Rosaline menggigit bibir bawahnya, begitu tegang, saat melihat Grey bukannya kembali ke tempat duduknya, tapi justru tetap melangkah keluar kelas walau sudah dilarang. Semua tau Pak Beni adalah seorang guru cukup killer di sekolah, tak ada siswa yang berani melawan Pak Guru itu.

 "Saya tau kamu anak Pak Harry Adinegoro, dan saya juga tau Pak Harry tak mungkin mengajarimu untuk berlaku tidak sopan kan?" Siindiran Pak Beni cukup jelas terdengar oleh siapapun yang masih sehat telinganya. Termasuk Grey. Pemuda itu seperti tiba - tiba tersulut emosi, langsung berbalik, dan  mendelik pada Pak Beni.

"Gak usah Bapak bawa - bawa nama Papa saya! Bapak pikirkan aja apakah Bapak masih sayang dengan pekerjaan Bapak atau tidak!"

Seisi kelas langsung tercekat, mendengar suara keras Grey.

"Kamu!!" Pak Beni apalagi, wajah Pak Guru itu  langsung merah padam karena marah,  pemuda yang sedang berdiri di depannya itu  jelas - jelas sedang mengancamnya. Berani betul dia.

"Karena saya, bisa membuat Bapak kehilangan pekerjaan Bapak, kapanpun saya mau!"  Grey lanjut berkata, sebelum melangkah keluar sambil membanting pintu kelas begitu keras  hingga nyaris copot dari engselnya.

Hampir semua siswa - siswi kelas 11 IPA. 1 itu tak berani bersuara, hanya terpaku memandang Pak Beni.
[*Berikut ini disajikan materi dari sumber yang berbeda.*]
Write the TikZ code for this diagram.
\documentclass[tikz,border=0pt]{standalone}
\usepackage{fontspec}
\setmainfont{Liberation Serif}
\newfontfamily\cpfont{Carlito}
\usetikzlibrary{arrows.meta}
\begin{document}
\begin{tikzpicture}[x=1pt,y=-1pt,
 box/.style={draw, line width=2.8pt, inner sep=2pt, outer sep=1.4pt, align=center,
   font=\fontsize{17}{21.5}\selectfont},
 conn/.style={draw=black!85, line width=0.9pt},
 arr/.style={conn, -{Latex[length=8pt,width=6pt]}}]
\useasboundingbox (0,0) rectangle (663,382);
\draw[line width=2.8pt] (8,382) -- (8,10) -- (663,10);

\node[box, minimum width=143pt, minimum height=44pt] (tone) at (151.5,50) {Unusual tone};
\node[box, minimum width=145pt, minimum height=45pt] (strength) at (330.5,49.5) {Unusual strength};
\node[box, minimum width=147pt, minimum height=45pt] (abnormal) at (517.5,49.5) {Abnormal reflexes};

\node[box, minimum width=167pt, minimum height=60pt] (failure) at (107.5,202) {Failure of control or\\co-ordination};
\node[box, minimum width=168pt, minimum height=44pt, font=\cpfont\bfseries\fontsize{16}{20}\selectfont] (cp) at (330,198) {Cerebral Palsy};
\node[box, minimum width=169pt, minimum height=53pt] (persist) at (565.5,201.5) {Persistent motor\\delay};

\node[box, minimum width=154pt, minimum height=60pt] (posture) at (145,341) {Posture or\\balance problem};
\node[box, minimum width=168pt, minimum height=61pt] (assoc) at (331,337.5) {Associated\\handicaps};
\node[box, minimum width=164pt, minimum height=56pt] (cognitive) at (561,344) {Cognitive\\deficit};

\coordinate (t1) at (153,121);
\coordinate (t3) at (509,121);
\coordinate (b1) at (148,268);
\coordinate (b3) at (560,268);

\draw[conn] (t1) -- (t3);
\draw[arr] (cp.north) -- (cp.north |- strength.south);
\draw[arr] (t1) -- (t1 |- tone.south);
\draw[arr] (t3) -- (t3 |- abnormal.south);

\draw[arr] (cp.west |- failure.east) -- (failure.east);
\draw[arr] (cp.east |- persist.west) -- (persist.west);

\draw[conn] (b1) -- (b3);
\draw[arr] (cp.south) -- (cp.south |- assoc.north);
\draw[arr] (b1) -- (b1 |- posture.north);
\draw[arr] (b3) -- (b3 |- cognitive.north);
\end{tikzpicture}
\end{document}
Ya Tuhan, apa - apaan sih si Grey? Rosaline mendekap mulutnya, tak percaya. Rasanya Grey dulu gak pernah bertingkah kayak badboy gini deh,   Seingat gue, Grey seorang yang sopan,  pengalah, gak pemarah kayak gini. Kenapa sekarang dia jadi berubah? Rosaline mengeluh, Apa yang  terjadi dengan lo, Grey? Apa yang udah mengubah lo?

 

Grey Fernanda Adinegoro

TIDAK ada yang tau setelah keluar dari kelas, sikap arogansi yang ditunjukkan Grey tadi  tiba - tiba saja seperti hilang, berubah dalam sekejap. Pemuda itu menyandar ke dinding bangunan sekolah, terbungkuk - bungkuk dengan kedua tangan menutupi kedua telinganya.
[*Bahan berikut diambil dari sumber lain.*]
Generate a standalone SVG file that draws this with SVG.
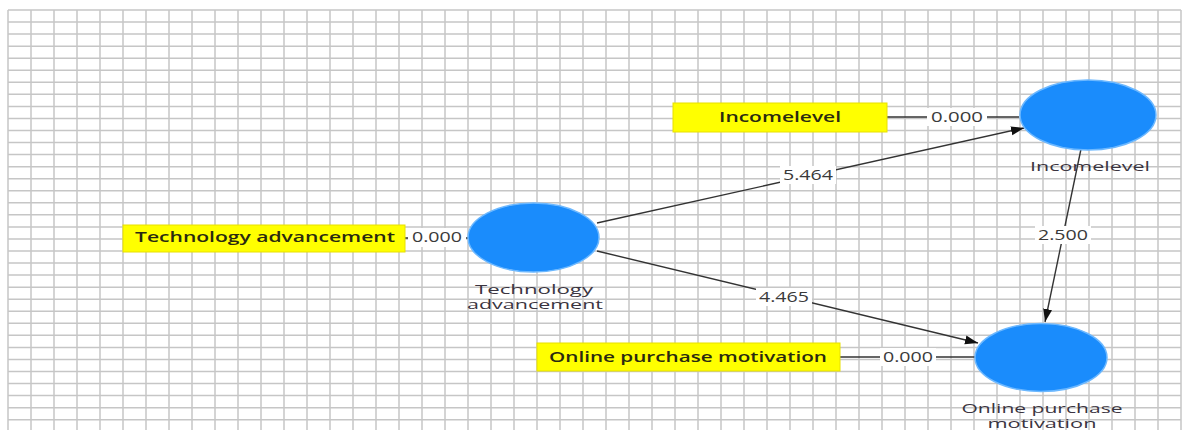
<svg xmlns="http://www.w3.org/2000/svg" width="1195" height="430" viewBox="0 0 1195 430">
<style>
.grid{stroke:#c6c6c6;stroke-width:1.5;fill:none}
.box{fill:#ffff00;stroke:#e8e000;stroke-width:1}
.boxt{font-family:"Open Sans","DejaVu Sans",sans-serif;font-size:14px;font-weight:600;fill:#2a2a10;text-anchor:middle}
.lv{fill:#1a8cfc;stroke:#6cb8ff;stroke-width:1.5}
.nt{font-family:"Open Sans","DejaVu Sans",sans-serif;font-size:12px;fill:#3a3440;text-anchor:middle}
.edge{stroke:#333;stroke-width:1.4;fill:none}
.lbg{fill:#fff}
.lt{font-family:"Open Sans","DejaVu Sans",sans-serif;font-size:14px;fill:#3a3a3a;text-anchor:middle}
</style>
<defs>
<marker id="arr" markerUnits="userSpaceOnUse" markerWidth="14" markerHeight="10" refX="13" refY="5" orient="auto">
<path d="M0,0.5 L13,5 L0,9.5 z" fill="#111"/>
</marker>
</defs>
<rect width="1195" height="430" fill="#fff"/>
<g id="grid">
<path class="grid" d="M8,10V430M31,10V430M54,10V430M77,10V430M100,10V430M123,10V430M146,10V430M169,10V430M192,10V430M215,10V430M238,10V430M261,10V430M284,10V430M307,10V430M330,10V430M353,10V430M376,10V430M399,10V430M422,10V430M445,10V430M468,10V430M491,10V430M514,10V430M537,10V430M560,10V430M583,10V430M606,10V430M629,10V430M652,10V430M675,10V430M698,10V430M721,10V430M744,10V430M767,10V430M790,10V430M813,10V430M836,10V430M859,10V430M882,10V430M905,10V430M928,10V430M951,10V430M974,10V430M997,10V430M1020,10V430M1043,10V430M1066,10V430M1089,10V430M1112,10V430M1135,10V430M1158,10V430M1181,10V430"/>
<path class="grid" d="M8,10H1181M8,22.05H1181M8,34.1H1181M8,46.15H1181M8,58.2H1181M8,70.25H1181M8,82.3H1181M8,94.35H1181M8,106.4H1181M8,118.45H1181M8,130.5H1181M8,142.55H1181M8,154.6H1181M8,166.65H1181M8,178.7H1181M8,190.75H1181M8,202.8H1181M8,214.85H1181M8,226.9H1181M8,238.95H1181M8,251H1181M8,263.05H1181M8,275.1H1181M8,287.15H1181M8,299.2H1181M8,311.25H1181M8,323.3H1181M8,335.35H1181M8,347.4H1181M8,359.45H1181M8,371.5H1181M8,383.55H1181M8,395.6H1181M8,407.65H1181M8,419.7H1181"/>
</g>
<g id="connectors">
<path class="edge" d="M405,238H468"/>
<path class="edge" d="M887,117H1019"/>
<path class="edge" d="M840,357H975"/>
<path class="edge" d="M597,223L1024,128" marker-end="url(#arr)"/>
<path class="edge" d="M597,251L978,343" marker-end="url(#arr)"/>
<path class="edge" d="M1081,149L1045,322" marker-end="url(#arr)"/>
<g id="labels">
<rect class="lbg" x="408" y="228" width="58" height="19"/>
<text class="lt" x="437" y="242" textLength="50" lengthAdjust="spacingAndGlyphs">0.000</text>
<rect class="lbg" x="927" y="108" width="60" height="18"/>
<text class="lt" x="957" y="121.5" textLength="52" lengthAdjust="spacingAndGlyphs">0.000</text>
<rect class="lbg" x="880" y="348" width="56" height="18"/>
<text class="lt" x="908" y="362" textLength="50" lengthAdjust="spacingAndGlyphs">0.000</text>
<rect class="lbg" x="780" y="166" width="56" height="18"/>
<text class="lt" x="808" y="180" textLength="50" lengthAdjust="spacingAndGlyphs">5.464</text>
<rect class="lbg" x="756" y="288" width="56" height="18"/>
<text class="lt" x="784" y="302" textLength="50" lengthAdjust="spacingAndGlyphs">4.465</text>
<rect class="lbg" x="1035" y="226" width="56" height="18"/>
<text class="lt" x="1063" y="240" textLength="50" lengthAdjust="spacingAndGlyphs">2.500</text>
</g>
</g>
<g id="ind-tech">
<rect class="box" x="123" y="225" width="282" height="27"/>
<text class="boxt" x="265" y="242" textLength="260" lengthAdjust="spacingAndGlyphs">Technology advancement</text>
</g>
<g id="ind-income">
<rect class="box" x="673" y="103" width="214" height="29"/>
<text class="boxt" x="780" y="122" textLength="122" lengthAdjust="spacingAndGlyphs">Incomelevel</text>
</g>
<g id="ind-opm">
<rect class="box" x="537" y="343" width="303" height="28"/>
<text class="boxt" x="688" y="362" textLength="278" lengthAdjust="spacingAndGlyphs">Online purchase motivation</text>
</g>
<g id="lv-tech">
<ellipse class="lv" cx="533.5" cy="237.5" rx="65.5" ry="34.5"/>
<text class="nt" x="534" y="294" textLength="118" lengthAdjust="spacingAndGlyphs">Technology</text>
<text class="nt" x="535" y="309" textLength="136" lengthAdjust="spacingAndGlyphs">advancement</text>
</g>
<g id="lv-income">
<ellipse class="lv" cx="1088" cy="115" rx="68" ry="35"/>
<text class="nt" x="1090" y="171" textLength="120" lengthAdjust="spacingAndGlyphs">Incomelevel</text>
</g>
<g id="lv-opm">
<ellipse class="lv" cx="1041" cy="357.5" rx="66" ry="34"/>
<text class="nt" x="1042" y="413" textLength="161" lengthAdjust="spacingAndGlyphs">Online purchase</text>
<text class="nt" x="1042" y="428" textLength="109" lengthAdjust="spacingAndGlyphs">motivation</text>
</g>
</svg>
"Oh shit, the voices...They come again...My head...It's hurt..,," rintihnya tertahan. "The voices...Stop it! Stop it! Please stop...,"

"Grey? Kamu kenapa, Nak?" Sebuah teguran membuat Grey buru - buru menegakkan tubuhnya, menatap siapa yang menegurnya.

"Eh Bu Devi, sa - saya gak apa - apa kok," katanya sambil berusaha tersenyum pada Bu Devi.

"Benar kamu tidak apa - apa? Wajahmu pucat, kamu sakit?"

"Gak kok Bu, cuma sedikit pusing doang, laper kali," Grey mengangkat bahunya, masih tersenyum. "Ehm, tapi saya izin pulang aja ya Bu?"

"Ya sudah," kata Bu Devi sedikit khawatir melihat Grey yang masih tersenyum. Ibu Guru itu tak bisa dibohongi dengan raut pucat Grey, jelas siswanya itu seperti sedang ada masalah. "Kamu pulang sendiri atau ada yang menjemput?"

"Santuy Bu, saya udah ditunggu supir di depan..,"

Bu Devi hanya menghela napas melihat Grey yang berjalan terbungkuk - bungkuk menuju lobi bangunan sekolah, keluar ke teras.

Sebuah Mercedes Benz S - 600 Pullman  yang tak tanggung - tanggung, bahkan mengalahkan mobil Kepala Sekolah, terparkir tepat di depan teras sekolah, bersama mobil Sedan penggiringnya. Di dalam mobil mewah itu, seorang Supir sudah siap siaga di belakang kemudi. Dan seorang Bodyguard yang buru - buru membungkuk hormat, lalu membukakan pintu mobil untuk Grey.

"Semoga dia tidak apa - apa," batin ibu guru itu, iba.